2) The application id is applied to the initialization of the Applications native object.

2) To control several phases of the initialization, a few signal handlers need to be set up. We’ll start with only one, activate which must show the default first window of the application. 3) To control several phases of the initialization, a few signal handlers need to be set up;

• startup: sets up the application when it first starts. It is fired right after the call to .register().
• activate: shows the default first window of the application. This corresponds to the application being launched by the desktop environment.
• shutdown: performs shutdown tasks after the main loop is exited.

4) Then, the application registers itself.

5) When initialization is finished, the user calls .run() to run the application. This will cause the activate signal to fire.

6) After working with the app, the user may decide to press an exit button or select a quit menu entry.

When run, it shows a very uninteresting window …

On the commandline…

# raku sceleton-application-v1.raku        

Info:
  Registered: True
  app id: io.github.martimm.tutorial.simple-app

What’s more, the application recognizes a few options automatically;

# raku sceleton-application-v1.raku --help
Usage:
  raku [OPTION…]

Help Options:
  -h, --help                 Show help options
  --help-all                 Show all help options
  --help-gapplication        Show GApplication options
  --help-gtk                 Show GTK+ Options

Application Options:
  --display=DISPLAY          X display to use

Or when not recognized

# raku sceleton-application-v1.raku --version
Unknown option --version

With a dbus viewer (I like qdbusviewer-qt5 very much), you can find your application when it runs. You will see how the application id is used on the dbus.

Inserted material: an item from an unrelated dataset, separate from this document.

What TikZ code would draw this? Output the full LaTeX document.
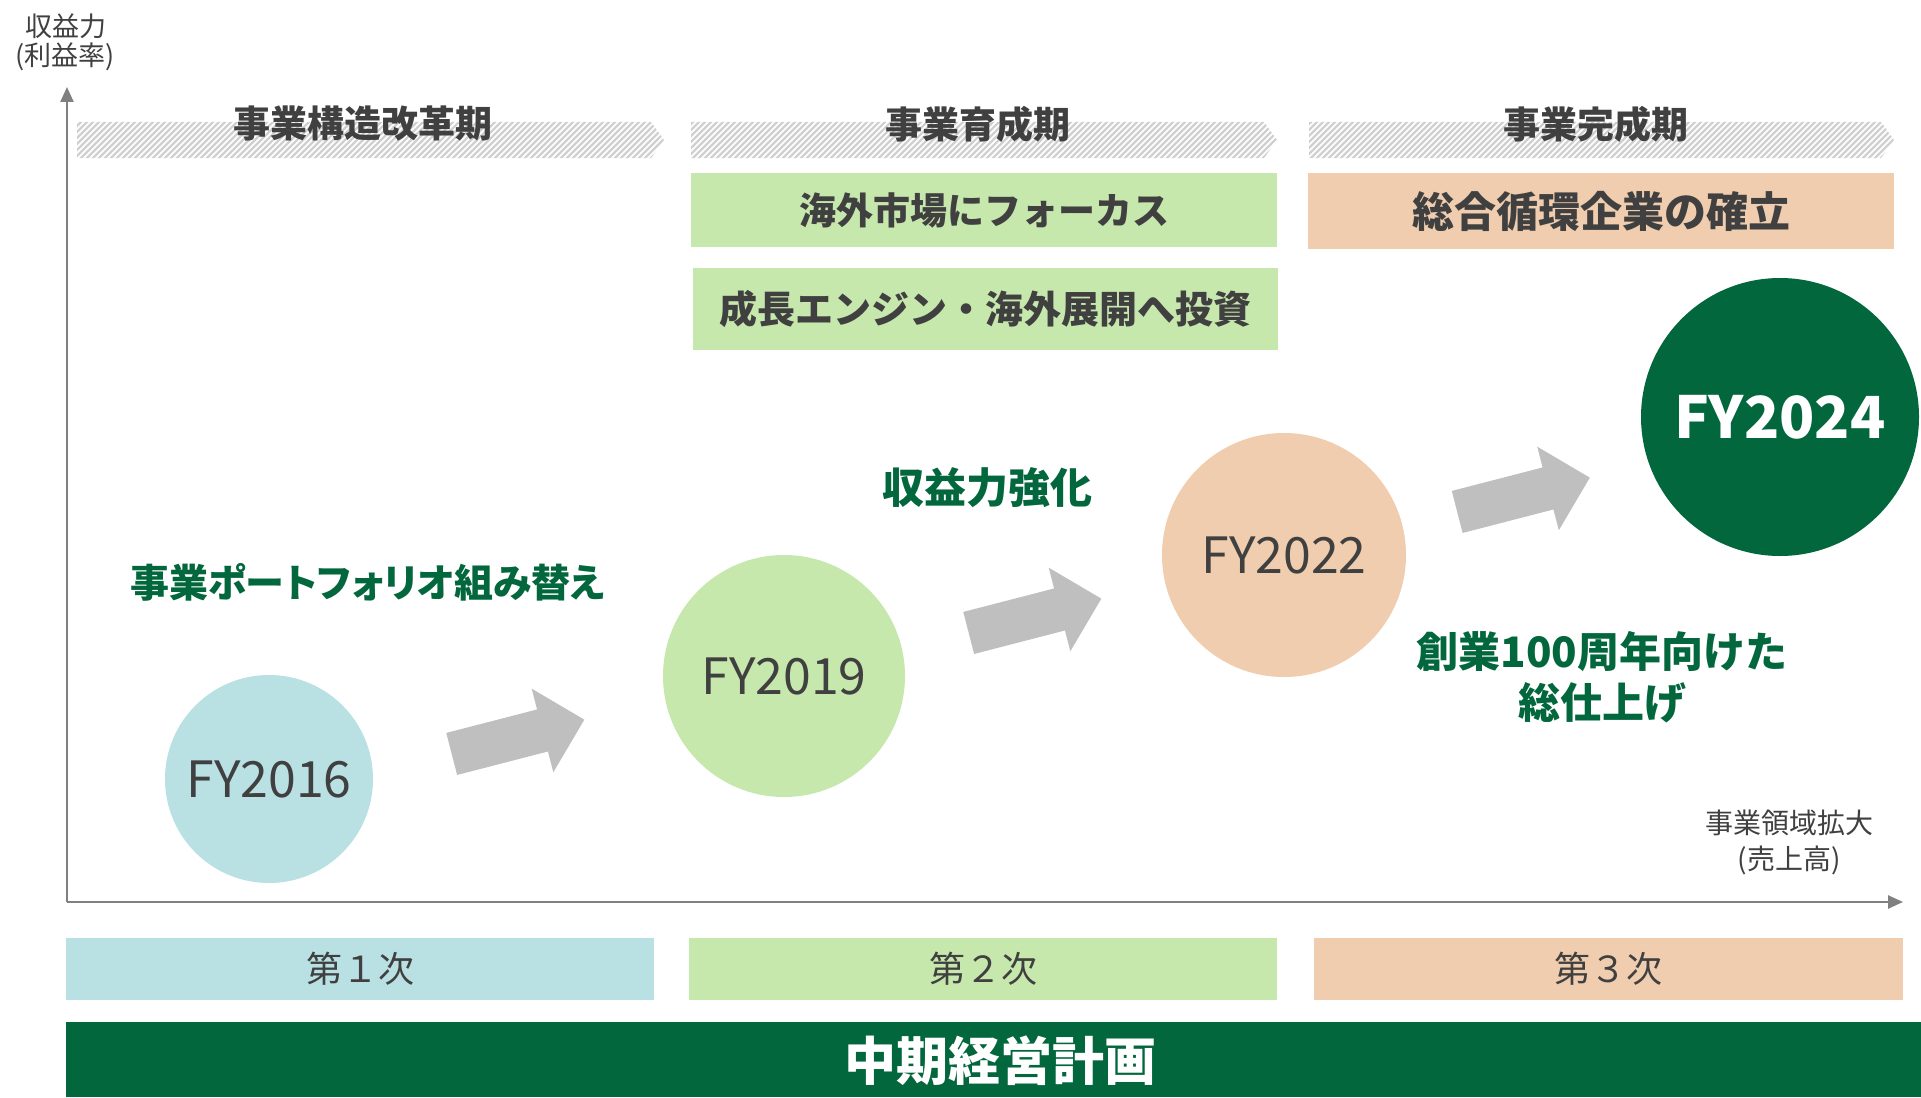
\documentclass[tikz,border=0pt]{standalone}
\usepackage{fontspec}
\setmainfont{Noto Sans CJK JP}
\newfontfamily\jpp{Noto Sans CJK JP}[RawFeature=+palt]
\usetikzlibrary{shapes.arrows,arrows.meta}
\definecolor{dkgreen}{RGB}{3,103,61}
\definecolor{ltblue}{RGB}{185,225,228}
\definecolor{ltgreen}{RGB}{198,232,173}
\definecolor{peach}{RGB}{239,205,174}
\definecolor{arrowgray}{RGB}{191,191,191}
\definecolor{axisgray}{RGB}{128,128,128}
\definecolor{txtgray}{RGB}{64,64,64}
\definecolor{hatchgray}{RGB}{208,208,208}
\newcommand\fsz[2]{\fontsize{#1}{#2}\selectfont}
\tikzset{
  axisline/.style={axisgray, line width=2.5pt, -{Triangle[length=15pt,width=13pt]}},
  axislabel/.style={inner sep=0pt, text=txtgray, font=\fsz{27}{33}, align=center},
  hatchline/.style={hatchgray, line width=2.2pt},
  bannerlabel/.style={inner sep=0pt, text=txtgray, font=\fsz{37}{40}\bfseries},
  focusbox/.style={rectangle, inner sep=0pt, text=txtgray, font=\bfseries},
  fycircle/.style={circle, inner sep=0pt, text=txtgray, font=\fsz{50}{55}},
  blockarrow/.style={single arrow, fill=arrowgray, draw=none, minimum height=137pt,
     single arrow head extend=21.5pt, single arrow tip angle=90,
     inner sep=0pt, rotate=14.5, anchor=tail},
  greenlabel/.style={inner sep=0pt, text=dkgreen, font=\fsz{42}{51}\bfseries, align=center},
  phasebox/.style={rectangle, inner sep=0pt, minimum height=62pt, text=txtgray, font=\fsz{36}{40}},
}
\begin{document}
\begin{tikzpicture}[x=1pt,y=-1pt]
\useasboundingbox (0,0) rectangle (1921,1097);

% axes
\coordinate (O) at (67,902);
\coordinate (ytop) at (67,87);
\coordinate (xend) at (1903,902);
\draw[axisline] (O) -- (ytop);
\draw[axisline] (O) -- (xend);
\node[axislabel] (ylab1) at (66,26) {収益力};
\node[axislabel] (ylab2) at (65,57) {(利益率)};
\node[axislabel, font=\fsz{28}{33}] (xlab1) at (1789,823) {事業領域拡大};
\node[axislabel, font=\fsz{28}{33}] (xlab2) at (1789,860) {(売上高)};

% hatched banners
\begin{scope}
  \clip (77,122) -- (651,122) -- (664,140) -- (651,158) -- (77,158) -- cycle;
  \foreach \k in {37,43,...,670} \draw[hatchline] (\k,160) -- ++(42,-42);
\end{scope}
\begin{scope}
  \clip (691,122) -- (1264,122) -- (1277,140) -- (1264,158) -- (691,158) -- cycle;
  \foreach \k in {649,655,...,1282} \draw[hatchline] (\k,160) -- ++(42,-42);
\end{scope}
\begin{scope}
  \clip (1309,122) -- (1881,122) -- (1894,140) -- (1881,158) -- (1309,158) -- cycle;
  \foreach \k in {1267,1273,...,1900} \draw[hatchline] (\k,160) -- ++(42,-42);
\end{scope}
\node[bannerlabel] (ban1) at (363,124) {事業構造改革期};
\node[bannerlabel] (ban2) at (978,124) {事業育成期};
\node[bannerlabel] (ban3) at (1596,124) {事業完成期};

% focus boxes
\node[focusbox, fill=ltgreen, minimum width=586pt, minimum height=74pt, font=\fsz{37}{40}\bfseries] (focus1) at (984,210) {海外市場にフォーカス};
\node[focusbox, fill=ltgreen, minimum width=585pt, minimum height=82pt, font=\fsz{38}{40}\bfseries] (focus2) at (985.5,309) {成長エンジン・海外展開へ投資};
\node[focusbox, fill=peach, minimum width=586pt, minimum height=76pt, font=\fsz{42}{45}\bfseries] (focus3) at (1601,211) {総合循環企業の確立};

% milestone circles
\node[fycircle, fill=ltblue, minimum size=208pt] (fy16) at (269,779) {FY2016};
\node[fycircle, fill=ltgreen, minimum size=242pt] (fy19) at (784,676) {FY2019};
\node[fycircle, fill=peach, minimum size=244pt] (fy22) at (1284,555) {FY2022};
\node[fycircle, fill=dkgreen, minimum size=278pt, text=white, font=\fsz{58}{60}\bfseries] (fy24) at (1780,417) {FY2024};

% block arrows (placed by their tail)
\node[blockarrow] (arr1) at (451.5,754) {\rule{0pt}{43pt}};
\node[blockarrow] (arr2) at (968.5,633) {\rule{0pt}{43pt}};
\node[blockarrow] (arr3) at (1457,512) {\rule{0pt}{43pt}};

% green labels
\node[greenlabel, font=\fsz{39}{45}\bfseries\jpp] (lab1) at (368,582) {事業ポートフォリオ組み替え};
\node[greenlabel] (lab2) at (987,488) {収益力強化};
\node[greenlabel] (lab3) at (1602,677) {創業100周年向けた\\総仕上げ};

% phase boxes
\node[phasebox, fill=ltblue, minimum width=588pt] (ph1) at (360,969) {第１次};
\node[phasebox, fill=ltgreen, minimum width=588pt] (ph2) at (983,969) {第２次};
\node[phasebox, fill=peach, minimum width=589pt] (ph3) at (1608.5,969) {第３次};

% plan bar
\node[rectangle, fill=dkgreen, inner sep=0pt, minimum width=1855pt, minimum height=75pt] (bar) at (993.5,1059.5) {};
\node[inner sep=0pt, text=white, font=\fsz{52}{56}\bfseries] (bartext) at (1000,1061) {中期経営計画};
\end{tikzpicture}
\end{document}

To prove that there is some communication being done under the hood, try to start a second one from another terminal (command shell), while the first is still running. You will see that the first one shows some more messages on the terminal screen and the second program will return quite quickly after showing some messages. A second window is opened as well. When one of the close buttons (an [X] button placed by window management), both windows will close and the firstly started program stops.

This is not a very nice behavior and we need to change that to make the application useful. Here it is meant to show that there is some communication between the instances. A simple trick is to add a flag to the init of your application to sever any communication.

submethod new ( |c ) {
  self.bless(
    :GtkApplication, :app-id(APP-ID),
    :flags(G_APPLICATION_NON_UNIQUE)
    |c
  );
}

Now, every start is the same as if you would be using a simple Gnome::Gtk3::Window instead of an Gnome::Gtk3::Application. The application won’t register on the DBus, so looking with the dbus viewer you will not find a notion of the application.

What did we learn

Let’s summarize some things we have learned.

• How to create a simple sceleton application.
• That an application id is needed when we register the application and that it is used on the dbus.
• We have seen that primary and secondary instances talk with each other. I believe that Window users have other means to communicate.
• We can modify the behavior of an application using flags at initialization time. We have seen one flag in use; G_APPLICATION_NON_UNIQUE can revert behavior to standalone instances.